Lucky babies. Great post.

8:03 PM  
Blogger Tink said...

I'm still cracking up at the thought of MY 13 year old self taking that baby-class. You see, my Mom had my brothers when I was 10 and 11. I KNEW what a handful it could be... And although I loved them, I had no interest in doing the morning feed thing.

I would have made cookies with that sack o'flour instead. hehe

You're going to be a great Mom Arabella.

10:43 PM  
Blogger Arabella said...

Mmmmm.....cookies!

"At...the...bal-let...."

8:18 AM  
Anonymous Anonymous said...

I never loved babies.
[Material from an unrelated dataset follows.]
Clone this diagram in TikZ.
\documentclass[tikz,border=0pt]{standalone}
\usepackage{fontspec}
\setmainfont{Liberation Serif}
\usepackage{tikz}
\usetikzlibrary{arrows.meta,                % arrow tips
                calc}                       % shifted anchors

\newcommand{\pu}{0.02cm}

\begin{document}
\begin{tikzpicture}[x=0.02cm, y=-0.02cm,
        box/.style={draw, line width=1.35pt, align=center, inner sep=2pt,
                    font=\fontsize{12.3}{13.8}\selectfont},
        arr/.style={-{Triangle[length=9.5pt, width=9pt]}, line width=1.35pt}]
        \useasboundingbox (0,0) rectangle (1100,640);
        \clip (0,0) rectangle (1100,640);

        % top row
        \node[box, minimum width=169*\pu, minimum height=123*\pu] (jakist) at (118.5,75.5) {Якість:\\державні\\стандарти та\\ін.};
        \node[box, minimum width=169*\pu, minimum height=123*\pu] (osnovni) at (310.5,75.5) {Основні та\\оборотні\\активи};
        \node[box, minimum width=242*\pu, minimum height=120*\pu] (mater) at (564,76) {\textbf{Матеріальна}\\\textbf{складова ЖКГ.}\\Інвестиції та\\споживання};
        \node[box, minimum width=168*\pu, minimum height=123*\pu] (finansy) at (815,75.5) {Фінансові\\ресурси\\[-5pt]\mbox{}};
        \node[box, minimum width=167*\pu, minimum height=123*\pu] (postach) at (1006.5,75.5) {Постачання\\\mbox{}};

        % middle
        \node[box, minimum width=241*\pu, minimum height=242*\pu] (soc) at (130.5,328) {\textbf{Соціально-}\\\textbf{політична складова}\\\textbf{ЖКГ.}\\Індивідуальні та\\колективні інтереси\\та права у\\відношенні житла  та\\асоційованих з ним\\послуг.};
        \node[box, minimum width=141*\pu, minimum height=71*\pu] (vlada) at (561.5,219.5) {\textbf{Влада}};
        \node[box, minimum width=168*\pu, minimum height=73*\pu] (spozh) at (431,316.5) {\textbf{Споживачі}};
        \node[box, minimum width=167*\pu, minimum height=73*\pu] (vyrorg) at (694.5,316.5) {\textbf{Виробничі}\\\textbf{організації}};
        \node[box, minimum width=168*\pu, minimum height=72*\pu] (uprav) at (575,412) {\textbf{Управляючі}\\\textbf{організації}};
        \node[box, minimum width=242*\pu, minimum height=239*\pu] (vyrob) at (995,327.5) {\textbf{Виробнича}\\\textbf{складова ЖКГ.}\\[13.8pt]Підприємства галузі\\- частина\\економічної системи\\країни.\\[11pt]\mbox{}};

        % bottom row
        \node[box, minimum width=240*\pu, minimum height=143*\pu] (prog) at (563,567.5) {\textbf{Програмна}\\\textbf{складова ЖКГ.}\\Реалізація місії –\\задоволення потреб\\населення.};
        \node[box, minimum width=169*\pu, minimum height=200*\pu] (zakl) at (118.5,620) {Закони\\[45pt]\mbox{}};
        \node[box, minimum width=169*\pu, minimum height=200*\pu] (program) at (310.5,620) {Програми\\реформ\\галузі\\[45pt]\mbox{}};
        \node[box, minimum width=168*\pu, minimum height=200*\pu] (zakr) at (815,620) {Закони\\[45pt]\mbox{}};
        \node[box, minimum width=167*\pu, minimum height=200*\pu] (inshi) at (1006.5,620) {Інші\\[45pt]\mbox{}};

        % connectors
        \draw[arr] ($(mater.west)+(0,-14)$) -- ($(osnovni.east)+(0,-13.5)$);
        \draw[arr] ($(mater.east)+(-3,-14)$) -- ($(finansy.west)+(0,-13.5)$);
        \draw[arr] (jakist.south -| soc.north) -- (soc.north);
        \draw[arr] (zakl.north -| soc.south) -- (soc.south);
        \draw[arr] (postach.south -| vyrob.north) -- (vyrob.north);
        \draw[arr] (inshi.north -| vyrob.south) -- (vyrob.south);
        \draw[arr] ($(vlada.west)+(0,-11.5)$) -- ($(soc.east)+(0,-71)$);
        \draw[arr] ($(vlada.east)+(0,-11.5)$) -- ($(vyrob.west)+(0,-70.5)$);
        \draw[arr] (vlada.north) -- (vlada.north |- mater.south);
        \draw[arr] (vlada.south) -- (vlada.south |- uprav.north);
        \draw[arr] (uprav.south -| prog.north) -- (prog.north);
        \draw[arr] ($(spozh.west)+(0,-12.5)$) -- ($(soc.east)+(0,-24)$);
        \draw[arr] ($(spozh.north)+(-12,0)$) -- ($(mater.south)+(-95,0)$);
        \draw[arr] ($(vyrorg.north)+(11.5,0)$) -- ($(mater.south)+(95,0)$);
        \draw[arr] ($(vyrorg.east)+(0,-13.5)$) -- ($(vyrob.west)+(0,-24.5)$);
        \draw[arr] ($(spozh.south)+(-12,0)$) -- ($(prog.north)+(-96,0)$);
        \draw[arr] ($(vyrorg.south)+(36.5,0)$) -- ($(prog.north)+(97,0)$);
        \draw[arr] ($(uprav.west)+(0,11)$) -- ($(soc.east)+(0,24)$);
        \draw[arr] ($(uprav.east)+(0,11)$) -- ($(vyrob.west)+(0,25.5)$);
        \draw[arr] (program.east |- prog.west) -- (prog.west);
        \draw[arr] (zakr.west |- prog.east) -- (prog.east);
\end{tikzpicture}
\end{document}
I still don't really love other people's babies, I hope this doesn't mean I'm doomed to let my kid play with fiery knives someday :o)

I'm cracking up at the idea of your 13 year old self lugging around a bag of sugar or a water balloon or some such approximation of a child. If they really wanted you to not get pregnant as a teenager, they would have made you wear it around your waist. That'd be an excellent deterrent.